Selective tripping means the protective device closest to the fault should operate first, while upstream protection remains closed wherever safely possible.

In a panel, that means:

  • a branch fuse should clear before the main DC supply collapses,
  • a branch protective device should trip before the incoming breaker reacts,
  • and a sensor fault should not shut down unrelated power sections.

Perfect selectivity is not always possible in every compact control panel, but the design goal should always be:

localize the fault as close as possible to its source.

This reduces:

  • unnecessary machine stops,
  • loss of control voltage,
  • and maintenance downtime.

Protection Coordination with Power Supplies

Power supplies are often misunderstood in protection design.

The AC input side and DC output side must be considered separately.

Important considerations:

  • the input MCB/fuse protects input wiring and PSU interface,
  • the PSU output has its own current behavior and fault characteristics,
  • some power supplies can tolerate temporary overload,
  • but output protection still must be engineered for the connected branches.

Do not assume:

  • that one upstream breaker is enough,
  • or that PSU current limiting automatically replaces proper branch protection.

The power supply is part of the protection system, but it is not the whole protection system.


Protection and Conductor Sizing Must Match

Protection devices must coordinate with the conductor size they protect.

If a branch is wired with smaller conductors, but protected by an oversized device, then the wiring may not be adequately protected under abnormal current conditions.

This is a common mistake when:

  • standard breaker sizes are reused across all branches,
  • field wiring sizes vary,
  • or small sensor cables are placed on general-purpose protected outputs.

Protection should be matched to:

  • wire size,
  • installation condition,
  • branch current requirement,
  • and device behavior.

This applies to both AC and DC branches.


Fault Isolation and Maintenance Engineering

A panel protection system should help maintenance engineers identify faults quickly.

Good practice includes:

  • clearly labeled branch protection,
  • functional grouping of protective devices,
  • documentation showing what each device protects,
  • accessible fuse or breaker placement,
  • separate branches for critical and non-critical circuits,
  • and logical arrangement of control vs field protection.

A branch that trips should immediately tell the technician:

  • what section is affected,
  • what device group is downstream,
  • and where to begin troubleshooting.

Protection that is electrically correct but poorly documented still causes downtime.

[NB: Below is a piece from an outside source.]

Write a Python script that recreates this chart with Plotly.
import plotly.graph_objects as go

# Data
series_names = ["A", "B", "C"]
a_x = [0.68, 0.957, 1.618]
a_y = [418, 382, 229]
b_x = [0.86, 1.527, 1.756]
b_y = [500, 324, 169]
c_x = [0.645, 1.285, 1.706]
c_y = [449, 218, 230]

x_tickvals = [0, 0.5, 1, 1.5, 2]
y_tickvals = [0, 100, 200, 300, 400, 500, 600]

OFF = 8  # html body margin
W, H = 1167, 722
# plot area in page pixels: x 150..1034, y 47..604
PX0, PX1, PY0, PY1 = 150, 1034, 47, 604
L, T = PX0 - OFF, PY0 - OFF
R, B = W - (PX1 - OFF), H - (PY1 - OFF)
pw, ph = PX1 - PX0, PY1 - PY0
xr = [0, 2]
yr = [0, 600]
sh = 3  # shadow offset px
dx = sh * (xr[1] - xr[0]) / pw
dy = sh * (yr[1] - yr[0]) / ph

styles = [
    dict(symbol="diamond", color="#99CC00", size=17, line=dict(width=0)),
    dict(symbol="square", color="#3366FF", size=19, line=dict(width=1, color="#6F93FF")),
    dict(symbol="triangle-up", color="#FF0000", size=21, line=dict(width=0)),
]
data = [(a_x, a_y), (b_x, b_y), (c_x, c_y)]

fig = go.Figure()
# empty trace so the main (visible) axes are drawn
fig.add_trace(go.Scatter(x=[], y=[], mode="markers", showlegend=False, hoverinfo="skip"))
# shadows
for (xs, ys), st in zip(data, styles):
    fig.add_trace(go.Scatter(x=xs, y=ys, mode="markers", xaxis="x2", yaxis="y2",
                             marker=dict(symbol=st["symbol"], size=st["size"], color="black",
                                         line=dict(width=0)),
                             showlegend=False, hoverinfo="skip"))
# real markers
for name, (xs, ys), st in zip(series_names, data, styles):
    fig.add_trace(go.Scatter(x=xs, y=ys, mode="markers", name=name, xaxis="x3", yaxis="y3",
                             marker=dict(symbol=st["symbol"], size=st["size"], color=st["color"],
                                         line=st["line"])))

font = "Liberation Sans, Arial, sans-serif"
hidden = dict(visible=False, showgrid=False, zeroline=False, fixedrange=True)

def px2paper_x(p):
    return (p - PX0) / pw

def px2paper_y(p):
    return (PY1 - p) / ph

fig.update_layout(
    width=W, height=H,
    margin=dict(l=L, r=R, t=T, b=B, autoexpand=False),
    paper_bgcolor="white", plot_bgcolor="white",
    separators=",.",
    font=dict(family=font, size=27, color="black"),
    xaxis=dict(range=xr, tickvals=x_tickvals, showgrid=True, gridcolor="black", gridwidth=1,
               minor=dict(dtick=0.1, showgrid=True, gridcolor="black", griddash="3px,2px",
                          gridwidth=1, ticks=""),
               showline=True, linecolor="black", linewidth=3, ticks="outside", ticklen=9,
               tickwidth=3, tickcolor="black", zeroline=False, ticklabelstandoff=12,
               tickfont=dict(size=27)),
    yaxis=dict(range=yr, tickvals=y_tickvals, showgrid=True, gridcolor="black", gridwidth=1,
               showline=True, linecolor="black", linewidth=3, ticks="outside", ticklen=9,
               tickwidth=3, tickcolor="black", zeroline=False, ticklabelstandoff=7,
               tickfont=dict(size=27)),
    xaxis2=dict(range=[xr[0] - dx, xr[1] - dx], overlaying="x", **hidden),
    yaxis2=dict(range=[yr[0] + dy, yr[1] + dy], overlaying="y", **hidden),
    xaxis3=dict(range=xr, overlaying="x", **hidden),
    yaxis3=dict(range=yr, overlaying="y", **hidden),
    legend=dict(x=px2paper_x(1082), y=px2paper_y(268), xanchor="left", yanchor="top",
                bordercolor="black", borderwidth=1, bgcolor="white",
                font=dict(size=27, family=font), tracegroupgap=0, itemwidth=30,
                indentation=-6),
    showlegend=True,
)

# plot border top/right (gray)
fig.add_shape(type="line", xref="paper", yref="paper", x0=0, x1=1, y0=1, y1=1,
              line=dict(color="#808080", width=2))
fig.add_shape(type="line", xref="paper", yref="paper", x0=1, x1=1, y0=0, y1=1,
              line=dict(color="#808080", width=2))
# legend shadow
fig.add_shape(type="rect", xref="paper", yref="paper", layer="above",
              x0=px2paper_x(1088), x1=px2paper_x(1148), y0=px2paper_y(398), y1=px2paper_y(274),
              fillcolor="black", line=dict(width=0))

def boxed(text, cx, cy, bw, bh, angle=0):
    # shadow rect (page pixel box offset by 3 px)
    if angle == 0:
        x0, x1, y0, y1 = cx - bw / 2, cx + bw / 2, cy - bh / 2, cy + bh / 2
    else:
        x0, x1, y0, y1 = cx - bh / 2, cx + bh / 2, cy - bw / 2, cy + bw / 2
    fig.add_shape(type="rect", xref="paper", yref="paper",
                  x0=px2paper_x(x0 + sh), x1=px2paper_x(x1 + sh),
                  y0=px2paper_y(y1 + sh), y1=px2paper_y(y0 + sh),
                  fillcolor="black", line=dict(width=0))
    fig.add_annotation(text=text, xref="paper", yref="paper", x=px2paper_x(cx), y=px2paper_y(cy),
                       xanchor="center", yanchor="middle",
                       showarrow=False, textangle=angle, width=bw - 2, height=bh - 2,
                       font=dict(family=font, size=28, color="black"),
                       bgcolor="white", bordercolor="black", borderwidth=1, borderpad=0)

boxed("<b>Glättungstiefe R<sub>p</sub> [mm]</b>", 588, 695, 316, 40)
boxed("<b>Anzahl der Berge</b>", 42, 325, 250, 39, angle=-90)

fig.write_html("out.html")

Common Protection Design Mistakes

Avoid these common mistakes:

  • relying only on one incoming MCB for the full panel,
  • putting all 24V DC loads on one unprotected output,
  • protecting sensitive electronics and solenoids on the same common branch,
  • selecting MCBs by habit instead of branch behavior,
  • ignoring conductor size when sizing protective devices,
  • assuming power supply current limiting is enough,
  • using no separation between critical control power and field device faults,
  • and failing to label branch protection clearly.

These mistakes often lead to nuisance shutdowns and long fault recovery times.

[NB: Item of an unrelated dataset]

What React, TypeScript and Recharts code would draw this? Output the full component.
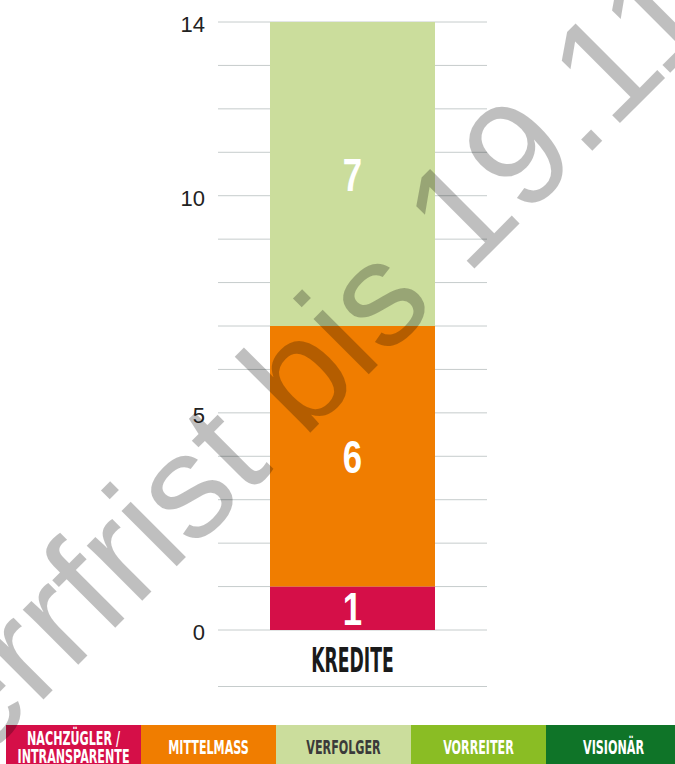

Recommended Practical Protection Structure

For many industrial control panels, a practical coordination structure is:

  • incoming main protection,
  • branch protection for power supply input,
  • structured 24V DC output distribution,
  • protected branch for PLC/HMI/communication,
  • protected branch for sensors,
  • protected branch for relay/interface loads,
  • protected branch for solenoids or field outputs,
  • separate protection for auxiliary AC/DC services where applicable.

This layered structure supports both safety and uptime.


Best Practices Summary

For better protection coordination in industrial control panels:

  • design protection in layers,
  • separate incoming, PSU input, and branch protection logically,
  • use branch fault isolation for 24V DC systems,
  • protect sensitive electronics separately from inductive loads,
  • choose MCBs and fuses based on function, not habit,
  • aim for the most localized fault clearing possible,
  • match protection to conductor size and branch current,
  • label and document all protective branches clearly,
  • and engineer the panel for maintainable fault isolation.

Conclusion

Protection coordination in industrial control panels is not about adding more breakers or more fuses. It is about building a system where faults are cleared safely, locally, and intelligently.

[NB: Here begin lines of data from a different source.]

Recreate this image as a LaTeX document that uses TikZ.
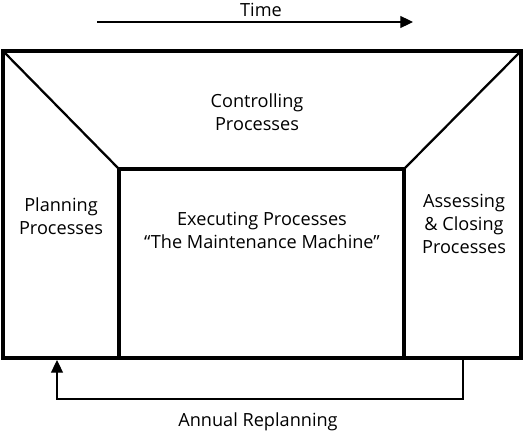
\documentclass[tikz,border=0pt]{standalone}
\usepackage{fontspec}
\setmainfont{Open Sans}
\usetikzlibrary{arrows.meta,positioning}

\begin{document}
\begin{tikzpicture}[
  x=0.75pt,y=-0.75pt,
  frame/.style={line width=2.3pt,line join=miter},
  slant/.style={line width=1.7pt},
  flow/.style={line width=0.8pt,-{Triangle[length=9.5pt,width=9pt]}},
  label/.style={align=center,font=\fontsize{13.6}{17.3}\selectfont,inner sep=0pt}
]
  \useasboundingbox (0,0) rectangle (524,435);

  % corners of the frame
  \coordinate (otl) at (3,51);
  \coordinate (otr) at (521,51);
  \coordinate (obl) at (3,358);
  \coordinate (obr) at (521,358);
  \coordinate (itl) at (119,169);
  \coordinate (itr) at (404,169);
  \coordinate (ibl) at (119,358);
  \coordinate (ibr) at (404,358);

  \draw[slant] (otl) -- (itl);
  \draw[slant] (otr) -- (itr);
  \draw[frame] (otl) rectangle (obr);
  \draw[frame] (ibl) -- (itl) -- (itr) -- (ibr);

  \node[label] (ctrl) at (257,112) {Controlling\\Processes};
  \node[label] (plan) at (61,216) {Planning\\Processes};
  \node[label] (exec) at (262,230) {Executing Processes\\``The Maintenance Machine''};
  \node[label] (close) at (464,224) {Assessing\\\& Closing\\Processes};

  % time arrow
  \coordinate (t0) at (97,22);
  \coordinate (t1) at (413,22);
  \draw[flow] (t0) -- (t1);
  \node[label] (time) at (261,10) {Time};

  % replanning loop
  \coordinate (r0) at (463,358);
  \coordinate (r1) at (57,360);
  \draw[flow] (r0) |- (57,399) -- (r1);
  \node[label] (replan) at (258,422) {Annual Replanning};
\end{tikzpicture}
\end{document}
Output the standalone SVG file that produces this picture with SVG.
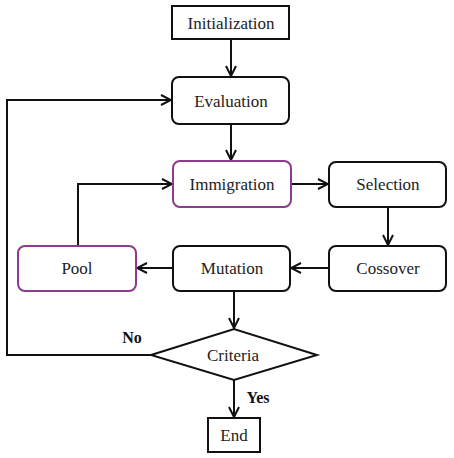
<svg xmlns="http://www.w3.org/2000/svg" width="454" height="458" viewBox="0 0 454 458" font-family="'Liberation Serif', 'DejaVu Serif', serif">
<defs>
<marker id="ah" viewBox="0 0 12 12" refX="11" refY="6" markerWidth="12" markerHeight="12" markerUnits="userSpaceOnUse" orient="auto">
<path d="M1,1 L11,6 L1,11" fill="none" stroke="#111" stroke-width="2"/>
</marker>
<style>
.n{fill:#fff;stroke:#111;stroke-width:2}
.p{fill:#fff;stroke:#8e3a8e;stroke-width:2}
.t{font-family:'Liberation Serif','DejaVu Serif',serif;font-size:17px;fill:#222;text-anchor:middle}
.b{font-family:'Liberation Serif','DejaVu Serif',serif;font-size:16px;font-weight:bold;fill:#111;text-anchor:middle}
.c{fill:none;stroke:#111;stroke-width:2;marker-end:url(#ah)}
</style>
</defs>
<rect width="454" height="458" fill="#fff"/>
<g id="connectors">
<path class="c" d="M231,39 V76"/>
<path class="c" d="M231,124 V160"/>
<path class="c" d="M291,184 H328"/>
<path class="c" d="M388,207 V245"/>
<path class="c" d="M329,268 H291"/>
<path class="c" d="M173,268 H137"/>
<path class="c" d="M78,246 V184 H172"/>
<path class="c" d="M234,291 V328"/>
<path class="c" d="M151,355 H7 V100 H171"/>
<path class="c" d="M234,380 V417"/>
<text class="b" x="132" y="343">No</text>
<text class="b" x="258" y="403">Yes</text>
</g>
<g id="initialization"><rect class="n" x="172" y="6" width="117" height="33"/><text class="t" x="231" y="29">Initialization</text></g>
<g id="evaluation"><rect class="n" x="172" y="77" width="117" height="47" rx="7"/><text class="t" x="231" y="107">Evaluation</text></g>
<g id="immigration"><rect class="p" x="173" y="161" width="118" height="46" rx="7"/><text class="t" x="232" y="190">Immigration</text></g>
<g id="selection"><rect class="n" x="329" y="162" width="117" height="45" rx="7"/><text class="t" x="388" y="190">Selection</text></g>
<g id="cossover"><rect class="n" x="329" y="246" width="117" height="45" rx="7"/><text class="t" x="388" y="274">Cossover</text></g>
<g id="mutation"><rect class="n" x="173" y="246" width="117" height="45" rx="7"/><text class="t" x="232" y="274">Mutation</text></g>
<g id="pool"><rect class="p" x="18" y="246" width="118" height="45" rx="7"/><text class="t" x="77" y="274">Pool</text></g>
<g id="criteria"><polygon class="n" points="151,355 234,329 317,355 234,380"/><text class="t" x="233" y="361">Criteria</text></g>
<g id="end"><rect class="n" x="208" y="418" width="52" height="34"/><text class="t" x="234" y="441">End</text></g>
</svg>
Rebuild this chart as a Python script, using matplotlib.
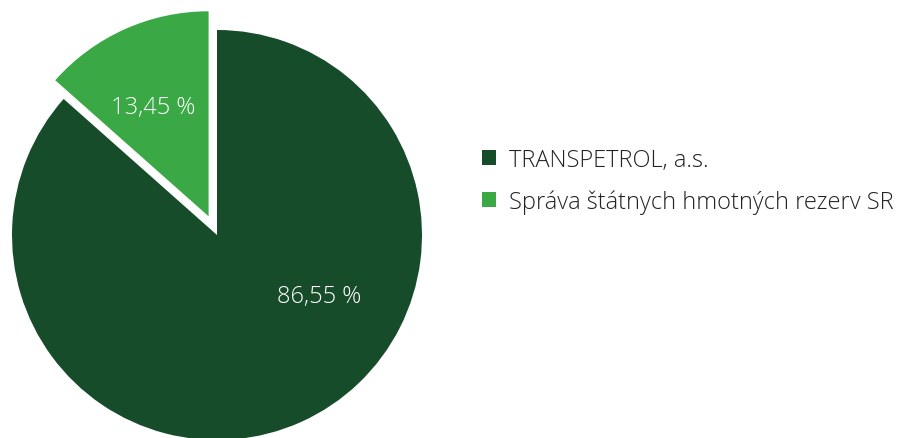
import matplotlib
matplotlib.use('Agg')
import matplotlib.pyplot as plt

# data
owners = ['TRANSPETROL, a.s.', 'Správa štátnych hmotných rezerv SR']
shares = [86.55, 13.45]
share_labels = ['86,55 %', '13,45 %']
colors = ['#174c2b', '#39a845']

plt.rcParams['font.family'] = ['Open Sans', 'DejaVu Sans']

W, H = 900, 439
fig = plt.figure(figsize=(W / 100, H / 100), dpi=100)
ax = fig.add_axes([0, 0, 1, 1])

# pie: 12 o'clock start, clockwise; small slice pulled out
wedges, _ = ax.pie(shares, colors=colors, startangle=90, counterclock=False,
                   explode=[0, 0.1], wedgeprops=dict(linewidth=0))

# map 1 unit = 205 px, centre at (217, 236) px from top-left
r_px, cx, cy = 205.0, 217.0, 236.0
ax.set_xlim(-cx / r_px, (W - cx) / r_px)
ax.set_ylim(-(H - cy) / r_px, cy / r_px)
ax.set_aspect('equal')
ax.axis('off')

# percentage labels
ax.text(0.50, -0.30, share_labels[0], color='white', fontsize=17,
        fontweight='light', ha='center', va='center')
ax.text(-0.31, 0.625, share_labels[1], color='white', fontsize=17,
        fontweight='light', ha='center', va='center')

fig.legend(wedges, owners, loc='center left', bbox_to_anchor=(0.535, 0.585),
           frameon=False, fontsize=17, handlelength=0.6, handleheight=0.6,
           handletextpad=0.55, labelspacing=0.75, borderpad=0, borderaxespad=0,
           prop=dict(size=17, weight='light'), labelcolor='#222222')

fig.savefig('out.png', dpi=100)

A properly coordinated panel:

  • keeps healthy sections running,
  • protects sensitive electronics,
  • reduces nuisance shutdown,
  • shortens troubleshooting time,
  • and improves overall machine reliability.

For panel builders, automation engineers, and maintenance teams, protection coordination is one of the most important design disciplines in the Electrical & Controls domain. It directly affects uptime, serviceability, and long-term system performance.


Recommended Smidmart Product Sections

Explore related products on Smidmart for reliable protection and fault isolation design:

  • Receiving and Distributing Electricity
  • Power Supplies
  • Control
  • Terminal Blocks
  • Boards/Cabinet Parts

FAQ

1. What is protection coordination in a control panel?
It is the design approach of arranging protective devices so that faults are cleared safely and locally, without unnecessarily shutting down healthy parts of the panel.

2. Is one main MCB enough for the full panel?
Usually no. Most industrial control panels benefit from layered protection, including branch-level protection for DC and auxiliary circuits.

3. Why is DC branch protection important?
Because one shorted field device or cable can otherwise collapse the full 24V DC bus and take down PLC, HMI, and communication systems.

4. Should MCBs always be used instead of fuses?
No. In many panels, the best solution is a coordinated combination of MCBs and fuses depending on circuit function and fault behavior.

5. Why should electronics and inductive loads be separated?
Because faults and switching disturbances from inductive loads can affect sensitive control electronics if they share the same unprotected branch.